En büyük endişelerden biri, yapay zeka sistemlerinde çeşitlilik ve katılımın olmayışıdır: kararlarımızı daha objektif hale getirmek yerine, ayrımcılığı ve önyargıyı güçlendirebilirler.
Tehdit altında olan bir diğer hak ise ifade özgürlüğü hakkıdır.
Avrupa Konseyi’nin Algoritmalar ve İnsan Hakları raporu, özellikle Facebook ve YouTube’un şiddet çağrısı yapan aşırı içerikleri tespit etmek için filtreleme mekanizmalarına sahip olduğunu belirtiyor.
Ancak bu tür içeriklerin belirlenmesinde hangi prosedür ve kriterlerin kullanıldığına ya da hangi videoların “açıkça yasa dışı içerik” barındırdığına ilişkin bir bilgi bulunmuyor.
Bu tür materyallerin yayılmasını engelleme girişimi övgüye değer olsa da içerik denetimi konusunda şeffaflığın olmayışı, yasal konuşma ve ifade özgürlüğü hakkını sınırlama riski taşıdığından endişe vericidir.
Önerilen AB telif hakkı direktifinde öne çıkan, fikri mülkiyet haklarının ihlali iddiası nedeniyle yüklendiğinde kullanıcı tarafından oluşturulan içeriğin otomatik olarak filtrelenmesi konusunda da benzer endişeler dile getirilmiştir.

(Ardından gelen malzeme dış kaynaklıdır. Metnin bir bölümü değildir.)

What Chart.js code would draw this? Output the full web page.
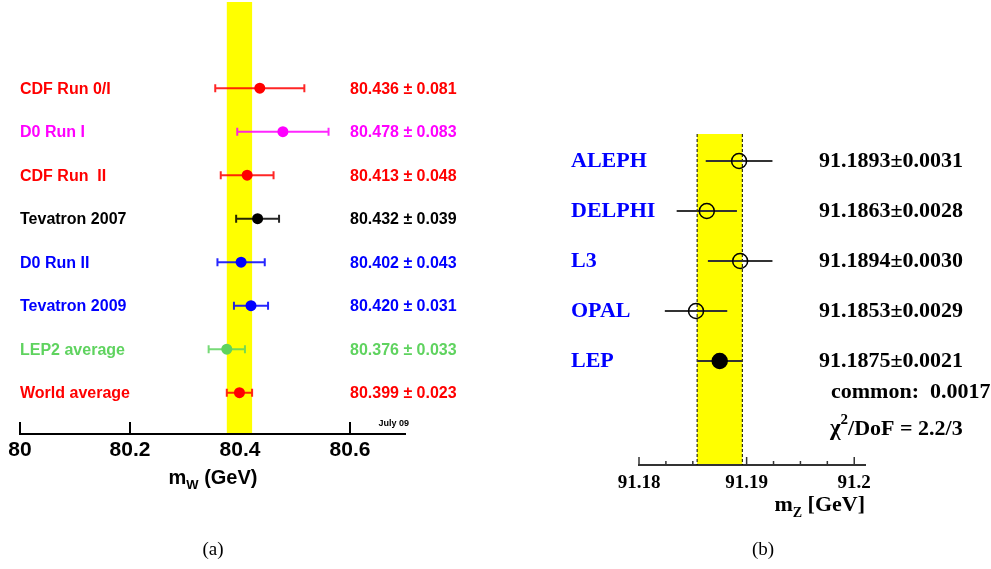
<!DOCTYPE html>
<html lang="en">
<head>
<meta charset="UTF-8">
<title>W and Z mass measurements</title>
<script src="https://cdn.jsdelivr.net/npm/chart.js"></script>
<style>
    body {
        margin: 0;
        background: #fff;
        width: 991px;
        height: 569px;
        position: relative;
        overflow: hidden;
    }
    canvas {
        position: absolute;
        top: 0;
    }
    #wChart { left: 0; }
    #zChart { left: 490px; }
    .caption {
        position: absolute;
        top: 538px;
        font-family: 'Liberation Serif', serif;
        font-size: 19px;
        transform: translateX(-50%);
    }
</style>
</head>
<body>
<canvas id="wChart" width="490" height="569"></canvas>
<canvas id="zChart" width="501" height="569"></canvas>
<div class="caption" style="left:213px">(a)</div>
<div class="caption" style="left:763px">(b)</div>

<script>
// (a) W mass measurements
const wLabels = ['CDF Run 0/I', 'D0 Run I', 'CDF Run  II', 'Tevatron 2007', 'D0 Run II', 'Tevatron 2009', 'LEP2 average', 'World average'];
const wMass = [80.436, 80.478, 80.413, 80.432, 80.402, 80.420, 80.376, 80.399];
const wErr = [0.081, 0.083, 0.048, 0.039, 0.043, 0.031, 0.033, 0.023];
const wColors = ['#ff0000', '#ff00ff', '#ff0000', '#000000', '#0000ff', '#0000ff', '#5fd35f', '#ff0000'];
const wTicks = [80, 80.2, 80.4, 80.6];
const wAverage = 80.399;
const wAverageErr = 0.023;

// (b) Z mass measurements
const zLabels = ['ALEPH', 'DELPHI', 'L3', 'OPAL', 'LEP'];
const zMass = [91.1893, 91.1863, 91.1894, 91.1853, 91.1875];
const zErr = [0.0031, 0.0028, 0.0030, 0.0029, 0.0021];
const zTicks = [91.18, 91.1825, 91.185, 91.1875, 91.19, 91.1925, 91.195, 91.1975, 91.2];
const zMajorTicks = [91.18, 91.19, 91.2];
const zCommon = 0.0017;
const zChi2 = '2.2/3';

const sans = "'Liberation Sans', Arial, sans-serif";
const serif = "'Liberation Serif', 'Times New Roman', serif";

// draws "m" + subscript + rest, starting at x
function drawSubText(ctx, x, y, main, sub, rest, size, subSize, family, drop) {
    ctx.font = 'bold ' + size + 'px ' + family;
    ctx.fillText(main, x, y);
    x += ctx.measureText(main).width;
    ctx.font = 'bold ' + subSize + 'px ' + family;
    ctx.fillText(sub, x, y + drop);
    x += ctx.measureText(sub).width;
    ctx.font = 'bold ' + size + 'px ' + family;
    ctx.fillText(rest, x, y);
}

function subTextWidth(ctx, main, sub, rest, size, subSize, family) {
    ctx.font = 'bold ' + size + 'px ' + family;
    let w = ctx.measureText(main).width + ctx.measureText(rest).width;
    ctx.font = 'bold ' + subSize + 'px ' + family;
    return w + ctx.measureText(sub).width;
}

const wPlugin = {
    id: 'wDecor',
    beforeDatasetsDraw(chart) {
        const { ctx, chartArea, scales: { x, y } } = chart;
        ctx.save();
        // ticks pointing up
        ctx.strokeStyle = '#000';
        ctx.lineWidth = 2;
        wTicks.forEach(v => {
            const px = x.getPixelForValue(v);
            ctx.beginPath();
            ctx.moveTo(px, chartArea.bottom);
            ctx.lineTo(px, chartArea.bottom - 12);
            ctx.stroke();
        });
        // world average band
        const b0 = x.getPixelForValue(wAverage - wAverageErr);
        const b1 = x.getPixelForValue(wAverage + wAverageErr);
        ctx.fillStyle = '#ffff00';
        ctx.fillRect(b0, chartArea.top, b1 - b0, chartArea.bottom - chartArea.top - 1);
        // error bars with caps
        wMass.forEach((m, i) => {
            const py = y.getPixelForValue(i);
            const lo = x.getPixelForValue(m - wErr[i]);
            const hi = x.getPixelForValue(m + wErr[i]);
            ctx.strokeStyle = wColors[i];
            ctx.globalAlpha = 0.85;
            ctx.lineWidth = 2;
            ctx.beginPath();
            ctx.moveTo(lo, py); ctx.lineTo(hi, py);
            ctx.moveTo(lo, py - 4); ctx.lineTo(lo, py + 4);
            ctx.moveTo(hi, py - 4); ctx.lineTo(hi, py + 4);
            ctx.stroke();
        });
        ctx.restore();
    },
    afterDraw(chart) {
        const { ctx, chartArea, scales: { y } } = chart;
        ctx.save();
        ctx.textBaseline = 'middle';
        ctx.textAlign = 'left';
        wLabels.forEach((lab, i) => {
            const py = y.getPixelForValue(i);
            ctx.fillStyle = wColors[i];
            ctx.font = 'bold 16px ' + sans;
            ctx.fillText(lab, 20, py + 1);
            ctx.fillText(wMass[i].toFixed(3) + ' \u00b1 ' + wErr[i].toFixed(3), 350, py + 1);
        });
        ctx.fillStyle = '#000';
        ctx.textAlign = 'right';
        ctx.font = 'bold 9px ' + sans;
        ctx.fillText('July 09', 409, 424);
        // axis title
        ctx.textAlign = 'left';
        ctx.textBaseline = 'alphabetic';
        const w = subTextWidth(ctx, 'm', 'W', ' (GeV)', 20, 13, sans);
        drawSubText(ctx, 213 - w / 2, 484, 'm', 'W', ' (GeV)', 20, 13, sans, 5);
        ctx.restore();
    }
};

const zPlugin = {
    id: 'zDecor',
    beforeDatasetsDraw(chart) {
        const { ctx, chartArea, scales: { x, y } } = chart;
        ctx.save();
        ctx.strokeStyle = '#333';
        ctx.lineWidth = 1.5;
        zTicks.forEach(v => {
            const px = x.getPixelForValue(v);
            const len = zMajorTicks.includes(v) ? 8 : 4;
            ctx.beginPath();
            ctx.moveTo(px, chartArea.bottom);
            ctx.lineTo(px, chartArea.bottom - len);
            ctx.stroke();
        });
        // LEP average band
        const avg = zMass[zMass.length - 1];
        const err = zErr[zErr.length - 1];
        const b0 = x.getPixelForValue(avg - err);
        const b1 = x.getPixelForValue(avg + err);
        ctx.fillStyle = '#ffff00';
        ctx.fillRect(b0, chartArea.top, b1 - b0, chartArea.bottom - chartArea.top - 1);
        ctx.strokeStyle = '#000';
        ctx.lineWidth = 1;
        ctx.setLineDash([3, 2]);
        [b0, b1].forEach(px => {
            ctx.beginPath();
            ctx.moveTo(px, chartArea.top);
            ctx.lineTo(px, chartArea.bottom);
            ctx.stroke();
        });
        ctx.setLineDash([]);
        // error bars
        ctx.strokeStyle = '#333';
        ctx.lineWidth = 2;
        zMass.forEach((m, i) => {
            const py = y.getPixelForValue(i);
            ctx.beginPath();
            ctx.moveTo(x.getPixelForValue(m - zErr[i]), py);
            ctx.lineTo(x.getPixelForValue(m + zErr[i]), py);
            ctx.stroke();
        });
        ctx.restore();
    },
    afterDraw(chart) {
        const { ctx, chartArea, scales: { y } } = chart;
        ctx.save();
        ctx.textBaseline = 'middle';
        ctx.textAlign = 'left';
        ctx.font = 'bold 22px ' + serif;
        zLabels.forEach((lab, i) => {
            const py = y.getPixelForValue(i);
            ctx.fillStyle = '#0000ff';
            ctx.fillText(lab, 81, py);
            ctx.fillStyle = '#000';
            ctx.fillText(zMass[i].toFixed(4) + '\u00b1' + zErr[i].toFixed(4), 329, py);
        });
        ctx.fillStyle = '#000';
        ctx.font = 'bold 22px ' + serif;
        ctx.fillText('common:  ' + zCommon.toFixed(4), 341, 392);
        // chi2 / DoF
        ctx.textBaseline = 'alphabetic';
        ctx.font = 'bold 23px ' + serif;
        let cx = 340;
        ctx.fillText('\u03c7', cx, 435);
        cx += ctx.measureText('\u03c7').width;
        ctx.font = 'bold 15px ' + serif;
        ctx.fillText('2', cx, 424);
        cx += ctx.measureText('2').width;
        ctx.font = 'bold 22px ' + serif;
        ctx.fillText('/DoF = ' + zChi2, cx, 435);
        // axis title, right aligned at axis end
        const w = subTextWidth(ctx, 'm', 'Z', ' [GeV]', 22, 14, serif);
        drawSubText(ctx, chartArea.right - w, 511, 'm', 'Z', ' [GeV]', 22, 14, serif, 6);
        ctx.restore();
    }
};

new Chart(document.getElementById('wChart'), {
    type: 'scatter',
    data: {
        datasets: [{
            data: wMass.map((m, i) => ({ x: m, y: i })),
            pointRadius: 5.5,
            pointHoverRadius: 5.5,
            pointBackgroundColor: wColors,
            pointBorderWidth: 0
        }]
    },
    options: {
        responsive: false,
        animation: false,
        events: [],
        layout: { autoPadding: false, padding: { left: 20, right: 85, top: 2, bottom: 0 } },
        plugins: { legend: { display: false }, tooltip: { enabled: false } },
        scales: {
            x: {
                type: 'linear',
                min: 80,
                max: 80.7,
                afterBuildTicks: s => { s.ticks = wTicks.map(v => ({ value: v })); },
                afterFit: s => { s.height = 135; },
                grid: { display: false },
                border: { display: true, color: '#000', width: 2 },
                ticks: {
                    padding: -4,
                    color: '#000',
                    maxRotation: 0,
                    autoSkip: false,
                    font: { family: sans, size: 21, weight: 'bold' },
                    callback: v => String(v)
                }
            },
            y: { display: false, reverse: true, min: -1.98, max: 7.95 }
        }
    },
    plugins: [wPlugin]
});

new Chart(document.getElementById('zChart'), {
    type: 'scatter',
    data: {
        datasets: [{
            data: zMass.map((m, i) => ({ x: m, y: i })),
            pointRadius: 7.5,
            pointHoverRadius: 7.5,
            pointBackgroundColor: zLabels.map((l, i) => i === zLabels.length - 1 ? '#000' : 'rgba(0,0,0,0)'),
            pointBorderColor: '#000',
            pointBorderWidth: 1.5
        }]
    },
    options: {
        responsive: false,
        animation: false,
        events: [],
        layout: { autoPadding: false, padding: { left: 149, right: 126, top: 134, bottom: 0 } },
        plugins: { legend: { display: false }, tooltip: { enabled: false } },
        scales: {
            x: {
                type: 'linear',
                min: 91.18,
                max: 91.201,
                afterBuildTicks: s => { s.ticks = zTicks.map(v => ({ value: v })); },
                afterFit: s => { s.height = 104; },
                grid: { display: false },
                border: { display: true, color: '#333', width: 2 },
                ticks: {
                    padding: -1,
                    color: '#000',
                    maxRotation: 0,
                    autoSkip: false,
                    font: { family: serif, size: 19, weight: 'bold' },
                    callback: v => zMajorTicks.includes(v) ? String(v) : ''
                }
            },
            y: { display: false, reverse: true, min: -0.54, max: 6.08 }
        }
    },
    plugins: [zPlugin]
});
</script>
</body>
</html>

Bazı durumlarda, botlar, trol orduları, hedefli reklamlar veya spam, belirli kullanıcılar için içeriği belirleyen bir algoritmanın uygulanması yoluyla dağıtıldığında, bilgiyi yaymak için otomatik teknolojilerin kullanılması ifade özgürlüğü ve gizlilik haklarını da önemli ölçüde etkileyebilir.
Teknoloji ile insan hakları arasındaki çatışma yüz tanıma alanında da açıkça görülüyor.
Terörist olduğundan şüphelenilen kişileri takip etmek için güçlü bir araç olmakla birlikte, aynı zamanda insanları kontrol etmenin de bir aracına dönüşebilir.
Artık devletlerin sizi gözetlemesi, mahremiyetinize tecavüz etmesi, toplanma özgürlüğünüzü, hareket özgürlüğünüzü ve basın özgürlüğünü kısıtlaması özellikle kolay hale gelmiş görünüyor.
İnsan hakları ahlaki bir pusuladan daha fazlası olabilir.
Uluslararası insan hakları hukuku, hükümetler için bağlayıcıdır ve hükümetlere, hizmet ve ürünlerini sunan teknoloji şirketlerinin insan haklarına saygılı olmasını sağlamak için düzenlemelere ve yasalara dönüştürülmesi gereken açık yükümlülükler getirmektedir.
Veri yoğunluklu dijital teknolojiler söz konusu olduğunda, genel kamuoyunun endişeleri artık mahremiyet endişelerinden çok dezenformasyon, nefret söylemi, ayrımcılık, belirli mesleklerin ortadan kalkması ve hatta bazı mesleklerin tamamen köleleştirilmesi gibi konularla ilgili gibi görünüyor.
Endişelenmeli miyiz ve eğer öyleyse gerçekten ne için endişelenmeliyiz?
Endişelenmek için çok iyi nedenler var ama aynı zamanda paniğe kapılmamamız gerektiğini de düşünüyorum.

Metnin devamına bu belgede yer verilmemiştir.